• _Data extract_:
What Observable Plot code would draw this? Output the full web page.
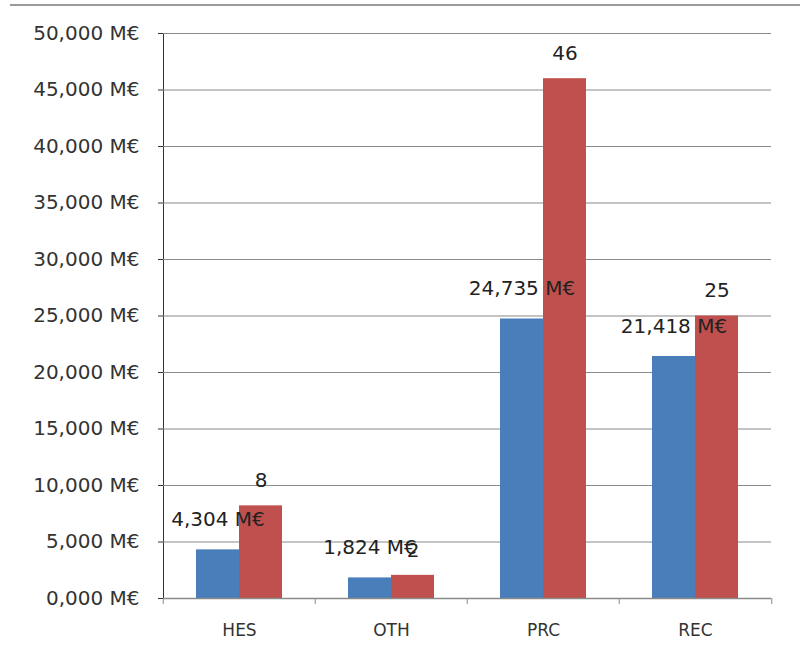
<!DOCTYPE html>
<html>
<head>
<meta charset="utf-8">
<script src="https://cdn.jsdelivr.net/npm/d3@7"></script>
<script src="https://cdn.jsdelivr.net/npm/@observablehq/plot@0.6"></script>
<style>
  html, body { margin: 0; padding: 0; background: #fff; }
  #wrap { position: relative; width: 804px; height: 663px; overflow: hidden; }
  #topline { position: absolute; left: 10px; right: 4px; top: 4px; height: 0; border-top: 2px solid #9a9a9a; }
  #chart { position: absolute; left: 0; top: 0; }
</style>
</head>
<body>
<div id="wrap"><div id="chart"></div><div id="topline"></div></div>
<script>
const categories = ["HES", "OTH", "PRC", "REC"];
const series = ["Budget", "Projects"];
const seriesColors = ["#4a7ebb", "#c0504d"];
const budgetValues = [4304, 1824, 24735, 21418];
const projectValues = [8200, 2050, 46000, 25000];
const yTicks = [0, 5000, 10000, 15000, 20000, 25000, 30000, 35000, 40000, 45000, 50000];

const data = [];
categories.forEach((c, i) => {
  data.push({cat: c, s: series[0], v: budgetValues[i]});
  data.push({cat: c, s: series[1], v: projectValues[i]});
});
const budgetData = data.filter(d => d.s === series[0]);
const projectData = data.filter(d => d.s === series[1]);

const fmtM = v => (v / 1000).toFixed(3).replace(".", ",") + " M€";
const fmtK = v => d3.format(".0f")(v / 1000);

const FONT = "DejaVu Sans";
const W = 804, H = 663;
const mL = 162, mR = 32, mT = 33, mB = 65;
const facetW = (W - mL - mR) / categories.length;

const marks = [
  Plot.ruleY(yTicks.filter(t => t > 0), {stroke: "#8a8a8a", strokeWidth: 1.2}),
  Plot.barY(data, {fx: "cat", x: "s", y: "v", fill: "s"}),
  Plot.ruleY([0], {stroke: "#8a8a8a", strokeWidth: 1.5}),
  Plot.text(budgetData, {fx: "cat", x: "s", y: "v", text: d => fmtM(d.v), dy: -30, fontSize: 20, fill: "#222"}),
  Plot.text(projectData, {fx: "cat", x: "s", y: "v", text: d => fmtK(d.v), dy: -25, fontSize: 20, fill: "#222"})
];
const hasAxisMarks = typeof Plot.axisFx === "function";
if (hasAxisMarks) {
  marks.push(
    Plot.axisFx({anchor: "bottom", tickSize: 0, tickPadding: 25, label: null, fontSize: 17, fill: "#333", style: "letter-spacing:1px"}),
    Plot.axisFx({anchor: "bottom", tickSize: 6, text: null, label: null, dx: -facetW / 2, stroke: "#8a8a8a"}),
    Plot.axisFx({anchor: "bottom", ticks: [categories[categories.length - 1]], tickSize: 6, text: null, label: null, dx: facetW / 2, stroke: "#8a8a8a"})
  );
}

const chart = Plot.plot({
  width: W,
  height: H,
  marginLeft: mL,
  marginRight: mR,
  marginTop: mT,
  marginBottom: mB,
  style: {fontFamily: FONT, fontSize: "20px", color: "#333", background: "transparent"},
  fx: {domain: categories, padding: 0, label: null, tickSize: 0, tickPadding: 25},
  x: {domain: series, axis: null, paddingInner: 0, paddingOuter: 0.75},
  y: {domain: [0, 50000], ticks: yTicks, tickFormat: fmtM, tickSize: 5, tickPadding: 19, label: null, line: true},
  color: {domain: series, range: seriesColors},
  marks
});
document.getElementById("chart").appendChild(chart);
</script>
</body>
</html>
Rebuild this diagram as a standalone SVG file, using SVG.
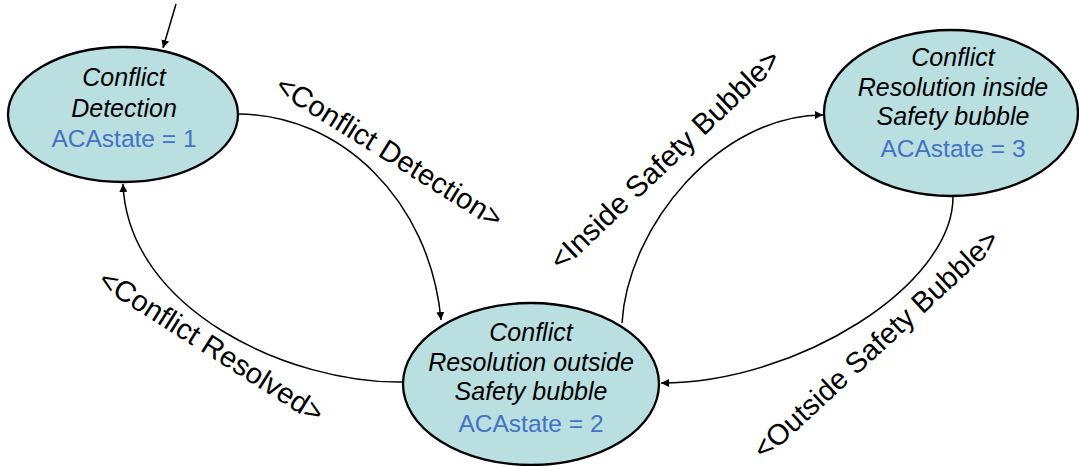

• _Do this_: The records above are to be quoted exactly, with all pictures left out.

• _Answer to this task_:
What Observable Plot code would draw this? Output the full web page.
<!DOCTYPE html>
<html>
<head>
<meta charset="utf-8">
<script src="https://cdn.jsdelivr.net/npm/d3@7"></script>
<script src="https://cdn.jsdelivr.net/npm/@observablehq/plot@0.6"></script>
<style>
  html, body { margin: 0; padding: 0; background: #fff; }
  #wrap { position: relative; width: 804px; height: 663px; overflow: hidden; }
  #topline { position: absolute; left: 10px; right: 4px; top: 4px; height: 0; border-top: 2px solid #9a9a9a; }
  #chart { position: absolute; left: 0; top: 0; }
</style>
</head>
<body>
<div id="wrap"><div id="chart"></div><div id="topline"></div></div>
<script>
const categories = ["HES", "OTH", "PRC", "REC"];
const series = ["Budget", "Projects"];
const seriesColors = ["#4a7ebb", "#c0504d"];
const budgetValues = [4304, 1824, 24735, 21418];
const projectValues = [8200, 2050, 46000, 25000];
const yTicks = [0, 5000, 10000, 15000, 20000, 25000, 30000, 35000, 40000, 45000, 50000];

const data = [];
categories.forEach((c, i) => {
  data.push({cat: c, s: series[0], v: budgetValues[i]});
  data.push({cat: c, s: series[1], v: projectValues[i]});
});
const budgetData = data.filter(d => d.s === series[0]);
const projectData = data.filter(d => d.s === series[1]);

const fmtM = v => (v / 1000).toFixed(3).replace(".", ",") + " M€";
const fmtK = v => d3.format(".0f")(v / 1000);

const FONT = "DejaVu Sans";
const W = 804, H = 663;
const mL = 162, mR = 32, mT = 33, mB = 65;
const facetW = (W - mL - mR) / categories.length;

const marks = [
  Plot.ruleY(yTicks.filter(t => t > 0), {stroke: "#8a8a8a", strokeWidth: 1.2}),
  Plot.barY(data, {fx: "cat", x: "s", y: "v", fill: "s"}),
  Plot.ruleY([0], {stroke: "#8a8a8a", strokeWidth: 1.5}),
  Plot.text(budgetData, {fx: "cat", x: "s", y: "v", text: d => fmtM(d.v), dy: -30, fontSize: 20, fill: "#222"}),
  Plot.text(projectData, {fx: "cat", x: "s", y: "v", text: d => fmtK(d.v), dy: -25, fontSize: 20, fill: "#222"})
];
const hasAxisMarks = typeof Plot.axisFx === "function";
if (hasAxisMarks) {
  marks.push(
    Plot.axisFx({anchor: "bottom", tickSize: 0, tickPadding: 25, label: null, fontSize: 17, fill: "#333", style: "letter-spacing:1px"}),
    Plot.axisFx({anchor: "bottom", tickSize: 6, text: null, label: null, dx: -facetW / 2, stroke: "#8a8a8a"}),
    Plot.axisFx({anchor: "bottom", ticks: [categories[categories.length - 1]], tickSize: 6, text: null, label: null, dx: facetW / 2, stroke: "#8a8a8a"})
  );
}

const chart = Plot.plot({
  width: W,
  height: H,
  marginLeft: mL,
  marginRight: mR,
  marginTop: mT,
  marginBottom: mB,
  style: {fontFamily: FONT, fontSize: "20px", color: "#333", background: "transparent"},
  fx: {domain: categories, padding: 0, label: null, tickSize: 0, tickPadding: 25},
  x: {domain: series, axis: null, paddingInner: 0, paddingOuter: 0.75},
  y: {domain: [0, 50000], ticks: yTicks, tickFormat: fmtM, tickSize: 5, tickPadding: 19, label: null, line: true},
  color: {domain: series, range: seriesColors},
  marks
});
document.getElementById("chart").appendChild(chart);
</script>
</body>
</html>
Rebuild this diagram as a standalone SVG file, using SVG.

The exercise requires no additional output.